This is utter bullshit. Prepositions at teh end of sentences are as old
as English.

Latinising grammarians in the 17th and 18th century tried to shoehorn
english grammar into the model fo their perfect model latin, but english
refuses to fit into this model - precisely because it isn't Latin.

Do the following judgement of Franke is absolutely correct.

>>It's definitely stilted and broomstick-up-the-
>>a.s English, AFAIC.
>
> It doesn't look that way to me.  I suppose it depends on the circles
> within which one normally moves.

You seem to move in some rather strange circles - considering some of
the things you've said recently I think you'd probably get on like a
house on fire with those German English teachers I mentioned earlier who
regard American English as a barbarous dialect.

>>Not my ideal at all. "What university did you
>>graduate from?" is perfectly formal and perfectly understandable and
>>perfectly normal for reasonable speakers.
>
> Sure, but it's not as perfect as the construction I gave.

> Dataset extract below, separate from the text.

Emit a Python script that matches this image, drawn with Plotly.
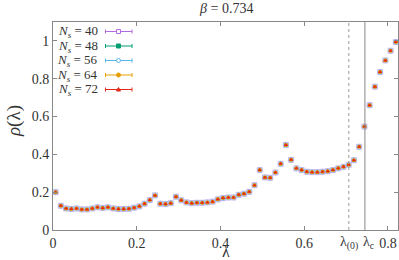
import plotly.graph_objects as go

# lambda grid (66 points)
lam = [0.00625 + 0.0125 * k for k in range(66)]
lam = [round(v, 5) for v in lam]

rho = [0.200, 0.128, 0.114, 0.111, 0.114, 0.109, 0.109, 0.114, 0.120, 0.117,
       0.120, 0.114, 0.111, 0.111, 0.112, 0.118, 0.125, 0.139, 0.158, 0.183,
       0.139, 0.137, 0.142, 0.176, 0.157, 0.146, 0.142, 0.144, 0.144, 0.146,
       0.150, 0.162, 0.169, 0.172, 0.172, 0.186, 0.192, 0.202, 0.237, 0.317,
       0.278, 0.276, 0.304, 0.350, 0.450, 0.371, 0.326, 0.317, 0.308, 0.306,
       0.306, 0.308, 0.311, 0.317, 0.326, 0.334, 0.345, 0.369, 0.440, 0.547,
       0.660, 0.758, 0.835, 0.897, 0.948, 0.994]

rho_Ns40 = list(rho)
rho_Ns48 = list(rho)
rho_Ns56 = list(rho)
rho_Ns64 = list(rho)
rho_Ns72 = list(rho)

sizes_Ns = [40, 48, 56, 64, 72]
series = [rho_Ns40, rho_Ns48, rho_Ns56, rho_Ns64, rho_Ns72]
colors = ["#b36ae2", "#009e73", "#56b4e9", "#e69f00", "#e5281a"]
symbols = ["square-open", "square", "circle-open", "circle", "triangle-up"]
msizes = [5, 3, 5, 4, 4]

lambda0 = 0.7065
lambda_c = 0.745

xticks = [0, 0.2, 0.4, 0.6, 0.8]
xticktext = ["0", "0.2", "0.4", "0.6", "0.8"]
yticks = [0, 0.2, 0.4, 0.6, 0.8, 1.0]
yticktext = ["0", "0.2", "0.4", "0.6", "0.8", "1"]

FONT = "'Liberation Serif', 'DejaVu Serif', serif"
TXT = "#333333"
W, H = 399, 260
L, R, T, B = 53, 1, 22, 30
pw, ph = W - L - R, H - T - B

def px2x(px):
    return (px - L) / pw

def py2y(py):
    return (H - B - py) / ph

fig = go.Figure()
for n, ys, c, s, ms in zip(sizes_Ns, series, colors, symbols, msizes):
    fig.add_trace(go.Scatter(
        x=lam, y=ys, mode="markers", name=f"N_s = {n}",
        marker=dict(color=c, symbol=s, size=ms,
                    line=dict(color=c, width=0.8 if s.endswith("open") else 0)),
        opacity=0.6 if s.endswith("open") else 1,
        showlegend=False))

shapes = []
shapes.append(dict(type="line", xref="x", yref="paper", x0=lambda0, x1=lambda0,
                   y0=0, y1=1, line=dict(color="#999999", width=1, dash="dot")))
shapes.append(dict(type="line", xref="x", yref="paper", x0=lambda_c, x1=lambda_c,
                   y0=0, y1=1, line=dict(color="#888888", width=1)))

annotations = []
# custom key
row_y = [31.5, 46, 60.5, 75, 89.5]
for n, c, s, yy in zip(sizes_Ns, colors, symbols, row_y):
    annotations.append(dict(
        xref="paper", yref="paper", x=px2x(99.5), y=py2y(yy),
        xanchor="right", yanchor="middle", showarrow=False,
        text=f"<i>N</i><sub><i>s</i></sub> = {n}",
        font=dict(family=FONT, size=13, color=TXT)))
    shapes.append(dict(type="line", xref="paper", yref="paper",
                       x0=px2x(105.5), x1=px2x(132), y0=py2y(yy), y1=py2y(yy),
                       line=dict(color=c, width=1)))
    for ex in (105.5, 132):
        shapes.append(dict(type="line", xref="paper", yref="paper",
                           x0=px2x(ex), x1=px2x(ex), y0=py2y(yy - 2), y1=py2y(yy + 2),
                           line=dict(color=c, width=1)))
    mx = 118.5
    if s.startswith("square"):
        shapes.append(dict(type="rect", xref="paper", yref="paper",
                           x0=px2x(mx - 2), x1=px2x(mx + 2), y0=py2y(yy + 2), y1=py2y(yy - 2),
                           line=dict(color=c, width=1),
                           fillcolor="white" if s.endswith("open") else c))
    elif s.startswith("circle"):
        shapes.append(dict(type="circle", xref="paper", yref="paper",
                           x0=px2x(mx - 2), x1=px2x(mx + 2), y0=py2y(yy + 2), y1=py2y(yy - 2),
                           line=dict(color=c, width=1),
                           fillcolor="white" if s.endswith("open") else c))
    else:
        shapes.append(dict(type="path", xref="paper", yref="paper",
                           path=f"M {px2x(mx-2)} {py2y(yy+1.5)} L {px2x(mx+2)} {py2y(yy+1.5)} L {px2x(mx)} {py2y(yy-2)} Z",
                           line=dict(color=c, width=1), fillcolor=c))

annotations.append(dict(xref="x", yref="paper", x=lambda0, y=0, yshift=-2,
                        xanchor="center", yanchor="top", showarrow=False,
                        text="λ<sub>(0)</sub>", font=dict(family=FONT, size=14, color=TXT)))
annotations.append(dict(xref="x", yref="paper", x=lambda_c, y=0, yshift=-2, xshift=-4,
                        xanchor="left", yanchor="top", showarrow=False,
                        text="λ<sub>c</sub>", font=dict(family=FONT, size=14, color=TXT)))
annotations.append(dict(xref="paper", yref="paper", x=0.5, y=py2y(8),
                        xanchor="center", yanchor="middle", showarrow=False,
                        text="<i>β</i> = 0.734", font=dict(family=FONT, size=14, color=TXT)))
# axis titles
annotations.append(dict(xref="paper", yref="paper", x=px2x(226), y=py2y(251),
                        xanchor="center", yanchor="middle", showarrow=False,
                        text="λ", font=dict(family=FONT, size=16, color=TXT)))
annotations.append(dict(xref="paper", yref="paper", x=px2x(14), y=py2y(121),
                        xanchor="center", yanchor="middle", showarrow=False, textangle=-90,
                        text="<i>ρ</i>(λ)", font=dict(family=FONT, size=19, color=TXT)))

axis_common = dict(showline=True, mirror="ticks", linecolor="#888888", linewidth=1,
                   ticks="inside", ticklen=4, tickcolor="#888888", tickwidth=1,
                   showgrid=False, zeroline=False, automargin=False,
                   tickfont=dict(family=FONT, size=14, color=TXT))

fig.update_layout(
    width=W, height=H, margin=dict(l=L, r=R, t=T, b=B, pad=0, autoexpand=False),
    plot_bgcolor="white", paper_bgcolor="white",
    xaxis=dict(range=[0, 0.824], tickvals=xticks, ticktext=xticktext, **axis_common),
    yaxis=dict(range=[0, 1.1], tickvals=yticks, ticktext=yticktext, **axis_common),
    shapes=shapes, annotations=annotations, showlegend=False, hovermode=False)

fig.write_html("out.html", config={"displayModeBar": False, "staticPlot": True},
               post_script="document.body.style.margin='0';document.body.style.padding='0';")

This is pure subjectivism - it's got no basis in English grammar whether
considered historically or in its contemporary form.

>>So why isn't "By which university were you graduated?" your ideal?
>
> It's just as acceptable.

A purely American usage - in British English the verb "graduate" is
usually intransitive.

Einde O'Callaghan
Mxsmanic - 21 Apr 2004 05:26 GMT
> This is utter bullshit. Prepositions at teh end of sentences are as old
> as English.

Read what I wrote.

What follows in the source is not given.